Öte yandan bütün bu kentsel dönüşüm süreçlerinin merkezinde, insani ve doğal olana gönderme yapan sağlıklı bakışlar değil, tam tersine maddi bir değere haiz olan yapılandırma ve reorganizasyon biçimleri yer alıyor. Kamusal aktörler ve yerel halk söz konusu olduğunda, hemen “çıkarlar”ın önemli hale geldiği kaba pragmatik düşünüş tarzı devreye giriyor. Belediyeler ve bunun gibi kamusal aktörler için önemli olan son kertede bu işlerden bir şekilde nemalanmak. Dolayısıyla da onların asıl derdi, hizmet vermekle ilgili kaygıdan öte de facto biçimde bütün bu yeniden yapılanma süreçlerinde kendi çıkarlarını maksimize etmek. Bu çıkarlar ise ilginç bir şekilde ancak ve ancak bu yapıların maddi bir değere dönüşmesi oranında anlam kazanıyor. Örneğin Fener-Balat bölgesindeki yeniden inşa süreçleri, hem teknik hem estetik hem de ahlaki olarak andığım bu boyutları içinde barındırıyor. Buna göre, mevcut yapılar yıkılıyor, yerine ancak bölgenin sözde turistlik bir muhtevaya kavuşturulması anlamında bir yenileşme öngörülüyor ve bütün bu süreçler içi boş sözde estetik/tarihsel motiflerle icra ediliyor. Dolayısıyla o bölgede yaşayan insanların ve daha genelde bölgenin kendisinin gerçekten beklediği bir oluşum süreci bir türlü vuku bulmuyor. (Ayrıca belirtmek gerekiyor ki Fener-Balat bölgesinde seçimler nedeniyle durdurulan ve seçimlerin ardından yeniden başlanacak proje için göstermelik anketlerle bölge sakinlerinin de bu çalışmaya destek olduğu söyleniyor.)

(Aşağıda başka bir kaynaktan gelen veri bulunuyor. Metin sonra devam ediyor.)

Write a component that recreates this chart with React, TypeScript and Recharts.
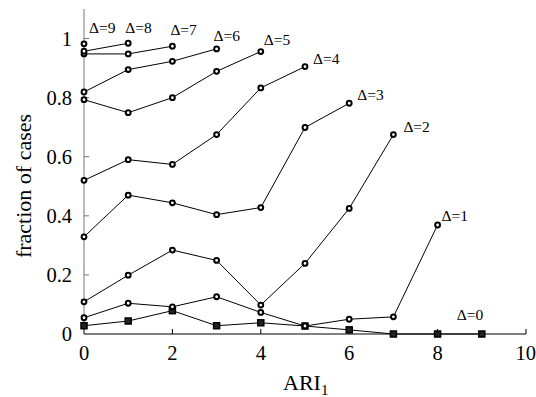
import React from "react";
import { LineChart, Line, XAxis, YAxis, Customized } from "recharts";

// fraction of cases per ARI1 value (index = ARI1), one array per Δ
const delta0 = [0.028, 0.044, 0.079, 0.028, 0.038, 0.027, 0.014, 0, 0, 0];
const delta1 = [0.055, 0.104, 0.092, 0.126, 0.073, 0.027, 0.05, 0.058, 0.369];
const delta2 = [0.109, 0.199, 0.284, 0.249, 0.098, 0.239, 0.425, 0.675];
const delta3 = [0.329, 0.47, 0.444, 0.404, 0.428, 0.699, 0.781];
const delta4 = [0.52, 0.59, 0.574, 0.675, 0.833, 0.905];
const delta5 = [0.793, 0.749, 0.8, 0.889, 0.956];
const delta6 = [0.819, 0.895, 0.923, 0.965];
const delta7 = [0.948, 0.948, 0.974];
const delta8 = [0.957, 0.984];
const delta9 = [0.982];

const seriesValues = [delta0, delta1, delta2, delta3, delta4, delta5, delta6, delta7, delta8, delta9];
const seriesNames = ["Δ=0", "Δ=1", "Δ=2", "Δ=3", "Δ=4", "Δ=5", "Δ=6", "Δ=7", "Δ=8", "Δ=9"];

const xTicks = [0, 2, 4, 6, 8, 10];
const yTicks = [0, 0.2, 0.4, 0.6, 0.8, 1];

// where each Δ label sits relative to the series' last point
const labelOffsets = [
  [-25, -14], [4, -4], [10, -3], [8, -3], [8, -3],
  [3, -7], [-3, -8], [-2, -11], [-3, -10], [5, -11]
];

const FONT = "'Liberation Serif', 'Times New Roman', serif";

const seriesData = seriesValues.map((vals) => vals.map((v, i) => ({ ari: i, frac: v })));

function makeDot(seriesIdx: number) {
  const last = seriesValues[seriesIdx].length - 1;
  const square = seriesIdx === 0;
  return (props: any) => {
    const { cx, cy, index } = props;
    const [dx, dy] = labelOffsets[seriesIdx];
    return (
      <g key={`d${seriesIdx}-${index}`}>
        {square ? (
          <rect x={cx - 3} y={cy - 3} width={6} height={6} fill="#222" stroke="#000" strokeWidth={1.5} />
        ) : (
          <circle cx={cx} cy={cy} r={2.4} fill="#fff" stroke="#000" strokeWidth={2} />
        )}
        {index === last && (
          <text x={cx + dx} y={cy + dy} style={{ fontFamily: FONT }} fontSize={15.5} fill="#000">
            {seriesNames[seriesIdx]}
          </text>
        )}
      </g>
    );
  };
}

const formatY = (v: number) => (v === 0 ? "0" : v === 1 ? "1" : v.toFixed(1));
const noTick = () => <g />;

function Titles() {
  return (
    <g style={{ fontFamily: FONT }} fill="#000">
      <text x={31} y={186} fontSize={22} textAnchor="middle" transform="rotate(-90 31 186)">
        fraction of cases
      </text>
      <text x={283} y={390} fontSize={22}>
        ARI
        <tspan fontSize={15} dy={5}>1</tspan>
      </text>
    </g>
  );
}

export default function App() {
  return (
    <div style={{ position: "absolute", left: 0, top: 0, background: "#fff", fontFamily: FONT }}>
      <LineChart width={536} height={397} margin={{ top: 9, right: 10, bottom: 0, left: 0 }}>
        <XAxis
          xAxisId="b"
          type="number"
          dataKey="ari"
          domain={[0, 10]}
          ticks={xTicks}
          height={63}
          tickSize={-5}
          tickMargin={16}
          stroke="#000"
          tick={{ fontSize: 20.5, fill: "#000", style: { fontFamily: FONT } }}
        />
        <XAxis
          xAxisId="t"
          orientation="top"
          type="number"
          dataKey="ari"
          domain={[0, 10]}
          ticks={xTicks}
          height={0}
          tickSize={-5}
          stroke="#000"
          tick={noTick}
        />
        <YAxis
          yAxisId="l"
          type="number"
          domain={[0, 1.1]}
          ticks={yTicks}
          width={84}
          tickSize={-5}
          tickMargin={17}
          stroke="#777"
          tickFormatter={formatY}
          tick={{ fontSize: 20.5, fill: "#000", style: { fontFamily: FONT } }}
        />
        <YAxis
          yAxisId="r"
          orientation="right"
          type="number"
          domain={[0, 1.1]}
          ticks={yTicks}
          width={0}
          tickSize={-5}
          stroke="#000"
          tick={noTick}
        />
        {seriesData.map((d, i) => (
          <Line
            key={seriesNames[i]}
            xAxisId="b"
            yAxisId="l"
            data={d}
            dataKey="frac"
            stroke="#000"
            strokeWidth={1}
            dot={makeDot(i)}
            activeDot={false}
            isAnimationActive={false}
          />
        ))}
        <Customized component={Titles} />
      </LineChart>
    </div>
  );
}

Bütün bunlar ise hiç şüphesiz bu işleri yürüten yapıların ve insanların bir türlü sahip olamadıkları “şehir” algısından kaynaklanıyor. Tarihî yarımadanın tarihîliğinden anlaşılanın sadece cumba olduğu yahut yenileşmeden kastın paraya dönüştürülen bir ürün ortaya koymak olduğu bir zihniyetten, başka bir şey ortaya çıkması beklenmemeli.